#### Task
In this exercise, the entries below include pictures. Repeat exactly the lines from the line with "Write a Python" to the line with "from matplotlib.ticker import", including both, but without the pictures.

>> begin Data shown

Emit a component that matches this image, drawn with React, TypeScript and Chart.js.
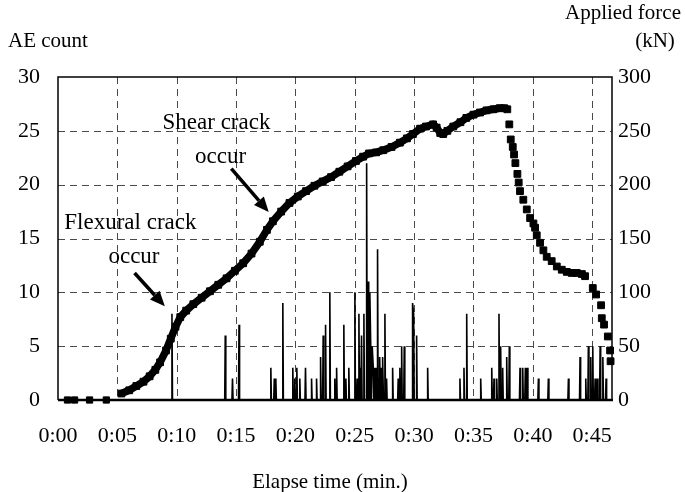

>> end Data shown
>> begin Data shown

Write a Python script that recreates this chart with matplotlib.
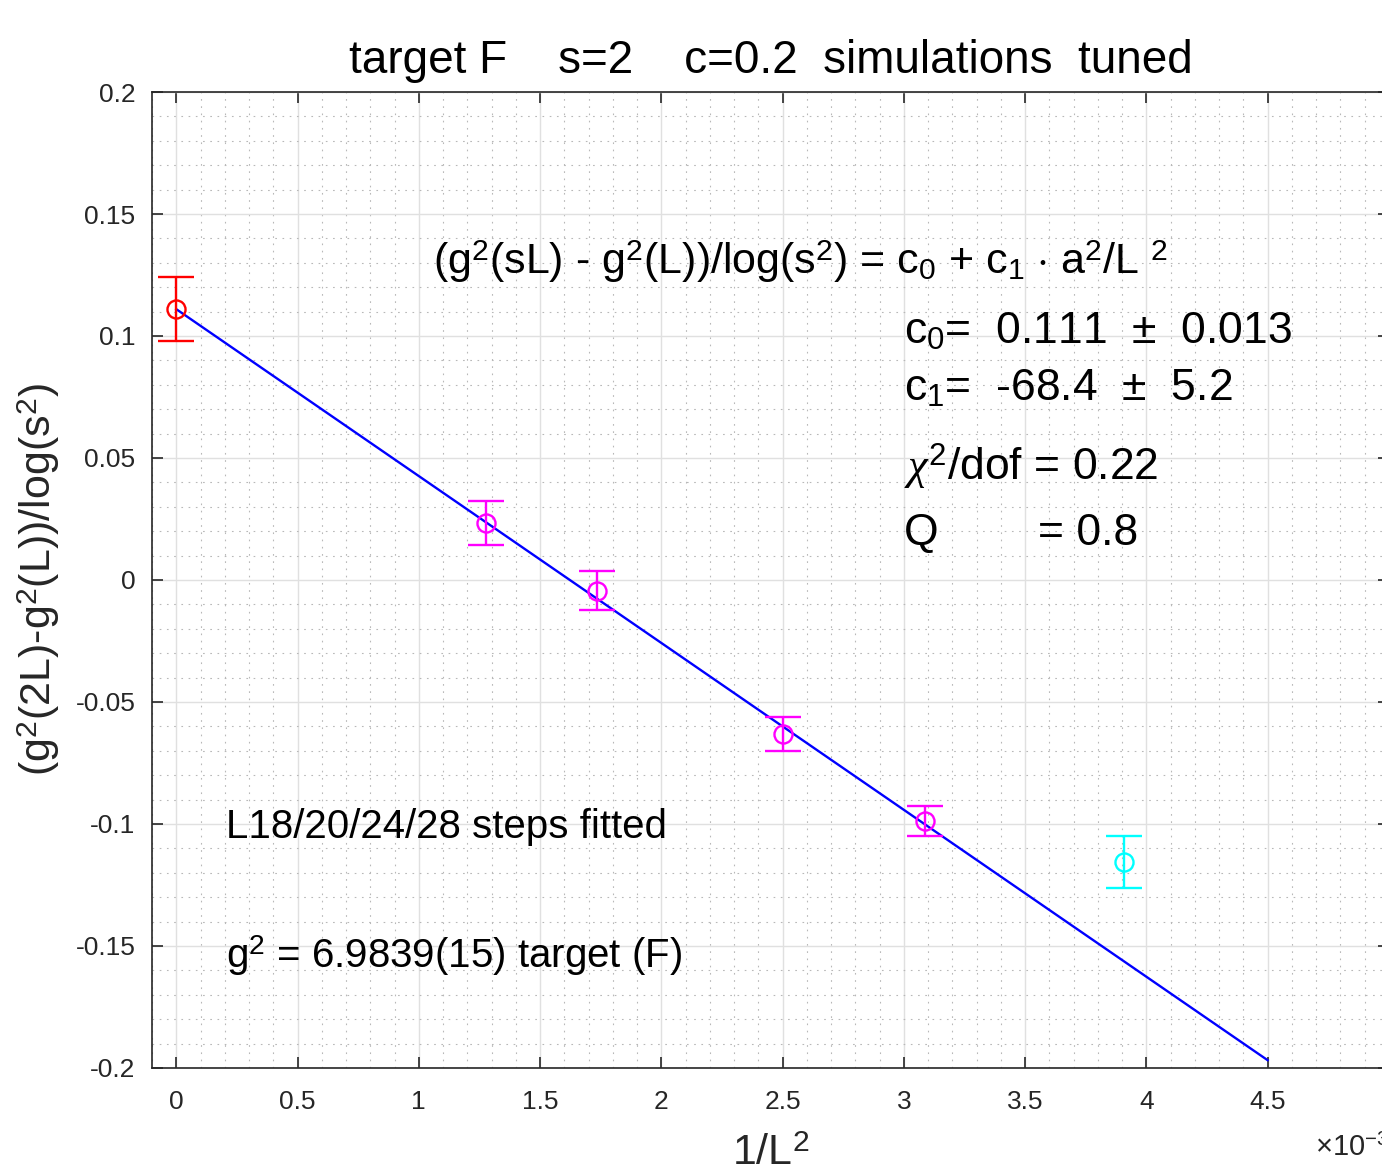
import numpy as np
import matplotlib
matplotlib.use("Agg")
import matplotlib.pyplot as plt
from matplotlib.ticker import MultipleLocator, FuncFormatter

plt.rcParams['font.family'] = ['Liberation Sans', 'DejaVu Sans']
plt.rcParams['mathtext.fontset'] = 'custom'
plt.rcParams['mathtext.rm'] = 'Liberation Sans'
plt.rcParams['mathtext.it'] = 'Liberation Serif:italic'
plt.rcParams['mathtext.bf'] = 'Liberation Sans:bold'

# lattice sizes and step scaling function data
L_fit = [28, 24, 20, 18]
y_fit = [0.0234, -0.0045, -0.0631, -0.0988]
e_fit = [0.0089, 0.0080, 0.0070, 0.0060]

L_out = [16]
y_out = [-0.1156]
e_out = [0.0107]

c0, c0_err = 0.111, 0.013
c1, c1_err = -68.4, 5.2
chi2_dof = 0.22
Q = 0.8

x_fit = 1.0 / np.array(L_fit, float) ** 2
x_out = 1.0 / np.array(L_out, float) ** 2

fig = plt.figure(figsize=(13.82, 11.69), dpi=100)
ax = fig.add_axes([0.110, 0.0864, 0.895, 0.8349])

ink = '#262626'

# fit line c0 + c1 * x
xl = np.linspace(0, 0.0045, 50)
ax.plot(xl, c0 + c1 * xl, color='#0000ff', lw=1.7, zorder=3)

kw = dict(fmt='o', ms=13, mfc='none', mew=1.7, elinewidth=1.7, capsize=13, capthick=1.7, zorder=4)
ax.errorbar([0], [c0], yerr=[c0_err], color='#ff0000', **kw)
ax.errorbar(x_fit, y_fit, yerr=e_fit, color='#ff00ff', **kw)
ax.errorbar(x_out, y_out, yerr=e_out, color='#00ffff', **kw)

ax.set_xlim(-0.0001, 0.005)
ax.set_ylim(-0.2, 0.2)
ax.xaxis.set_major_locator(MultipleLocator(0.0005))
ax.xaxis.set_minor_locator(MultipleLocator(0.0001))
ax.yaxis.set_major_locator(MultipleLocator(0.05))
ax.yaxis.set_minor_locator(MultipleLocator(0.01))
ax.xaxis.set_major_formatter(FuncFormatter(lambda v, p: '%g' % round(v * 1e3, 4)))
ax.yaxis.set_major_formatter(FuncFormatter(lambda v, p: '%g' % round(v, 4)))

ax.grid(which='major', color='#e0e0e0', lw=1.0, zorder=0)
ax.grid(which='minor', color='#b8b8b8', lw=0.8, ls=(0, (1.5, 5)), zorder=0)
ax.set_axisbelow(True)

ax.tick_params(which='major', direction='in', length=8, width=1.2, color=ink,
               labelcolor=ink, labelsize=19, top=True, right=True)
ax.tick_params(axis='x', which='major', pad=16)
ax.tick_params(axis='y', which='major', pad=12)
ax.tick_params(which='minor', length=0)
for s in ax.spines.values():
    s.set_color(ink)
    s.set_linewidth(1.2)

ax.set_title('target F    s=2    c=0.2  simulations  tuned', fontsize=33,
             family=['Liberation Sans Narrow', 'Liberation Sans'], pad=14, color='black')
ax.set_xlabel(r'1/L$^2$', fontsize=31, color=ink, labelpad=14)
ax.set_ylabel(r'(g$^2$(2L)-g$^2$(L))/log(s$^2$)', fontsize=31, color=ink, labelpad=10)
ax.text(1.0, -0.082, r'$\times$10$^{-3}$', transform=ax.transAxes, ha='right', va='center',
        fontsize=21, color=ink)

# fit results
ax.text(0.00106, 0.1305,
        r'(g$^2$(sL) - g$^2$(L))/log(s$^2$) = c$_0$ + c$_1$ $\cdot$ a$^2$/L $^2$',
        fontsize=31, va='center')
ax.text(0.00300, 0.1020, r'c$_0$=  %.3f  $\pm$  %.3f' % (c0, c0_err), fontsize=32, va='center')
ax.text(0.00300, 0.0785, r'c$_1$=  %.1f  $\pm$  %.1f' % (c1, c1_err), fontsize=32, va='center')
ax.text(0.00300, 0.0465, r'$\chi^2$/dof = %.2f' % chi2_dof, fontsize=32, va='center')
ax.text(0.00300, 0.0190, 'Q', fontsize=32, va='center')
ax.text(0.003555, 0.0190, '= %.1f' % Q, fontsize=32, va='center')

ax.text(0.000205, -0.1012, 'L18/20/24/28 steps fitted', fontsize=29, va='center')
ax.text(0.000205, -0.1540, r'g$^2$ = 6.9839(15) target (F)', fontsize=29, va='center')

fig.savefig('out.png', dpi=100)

>> end Data shown

#### Full output
Write a Python script that recreates this chart with matplotlib.
import numpy as np
import matplotlib
matplotlib.use("Agg")
import matplotlib.pyplot as plt
from matplotlib.ticker import MultipleLocator, FuncFormatter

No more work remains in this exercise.